The project will provide emission-free power for 18,000 homes and will be built with union labor, stimulating the local economy, Brookfield noted.
The California Wind Energy Association, an industry support group, also argues in Brookfield’s favor. The company has bent over backwards to meet environmental needs, working with the U.S. Fish and Wildlife Service to develop a conservation plan to protect eagles, the Association wrote in an August letter to the county.
Brookfield has relocated turbine sites with eagle protection in mind and will reduce turbine spin speeds to reduce risk to both birds and bats, the Association said. It warned that further operating restrictions could doom the project by making it uneconomical.
For their part, the National Audubon Society and its local chapters make it clear that they support wind power and other renewable energy projects generally. They just want them carried out with much greater attention to conservation needs.
This latest lawsuit is National Audubon’s first aimed at stopping a California wind power project.
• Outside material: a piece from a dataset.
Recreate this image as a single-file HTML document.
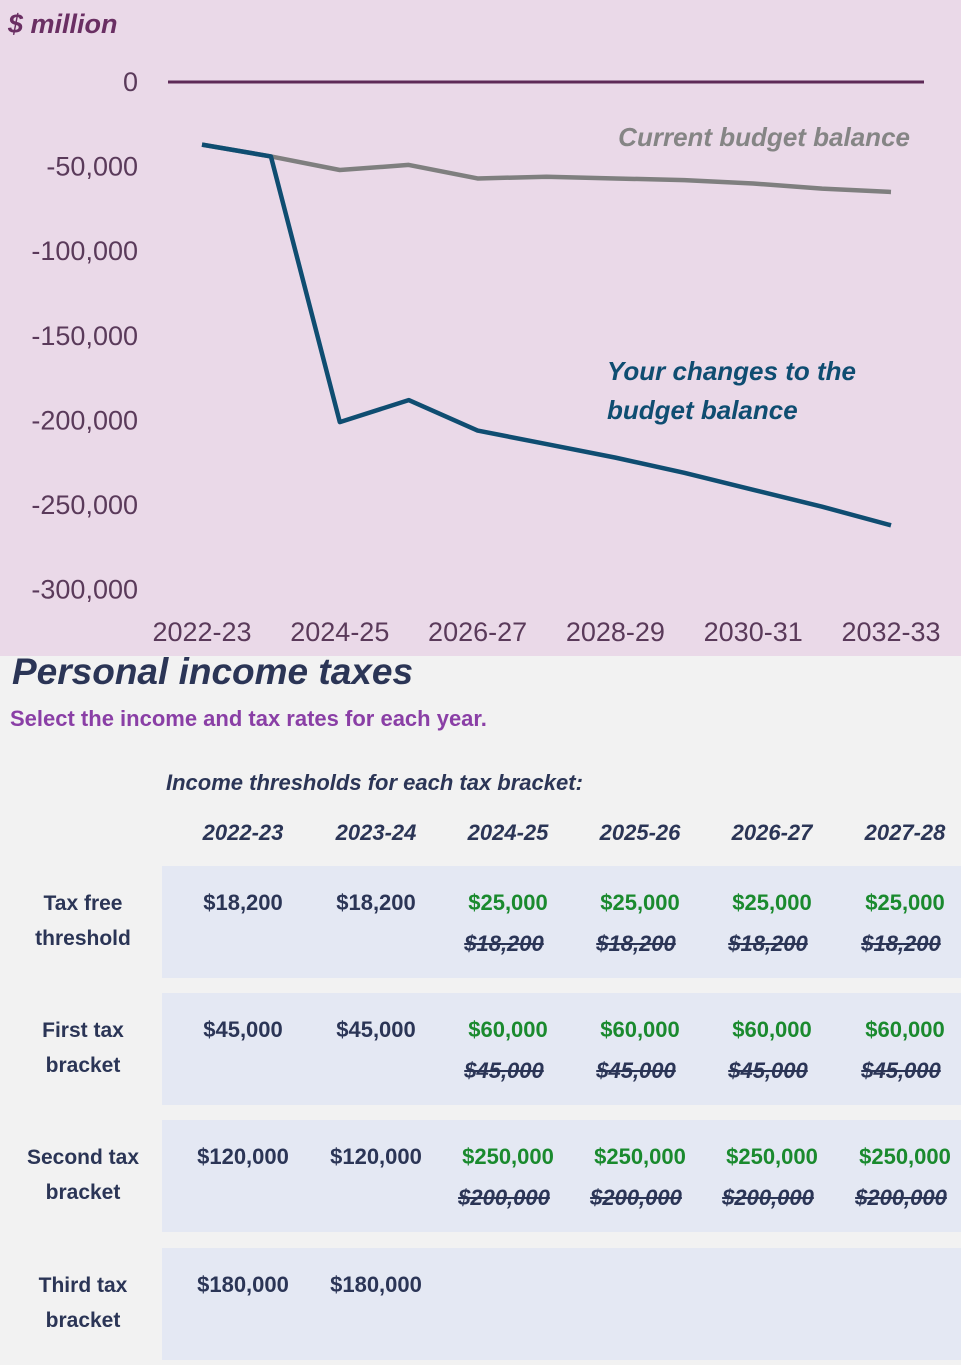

To William Hoppes, president of the Tri-Valley’s Ohlone Audubon Society, which is participating in the lawsuit, legal action was forced on the conservation groups by Alameda County’s failure to live up to its 2009 promise to reduce eagle mortality by half.
“We felt we had to draw a line,” he said.
On a personal basis, he hopes “the two parties might come together without going to court” to find a solution that protects birds, while allowing wind power development.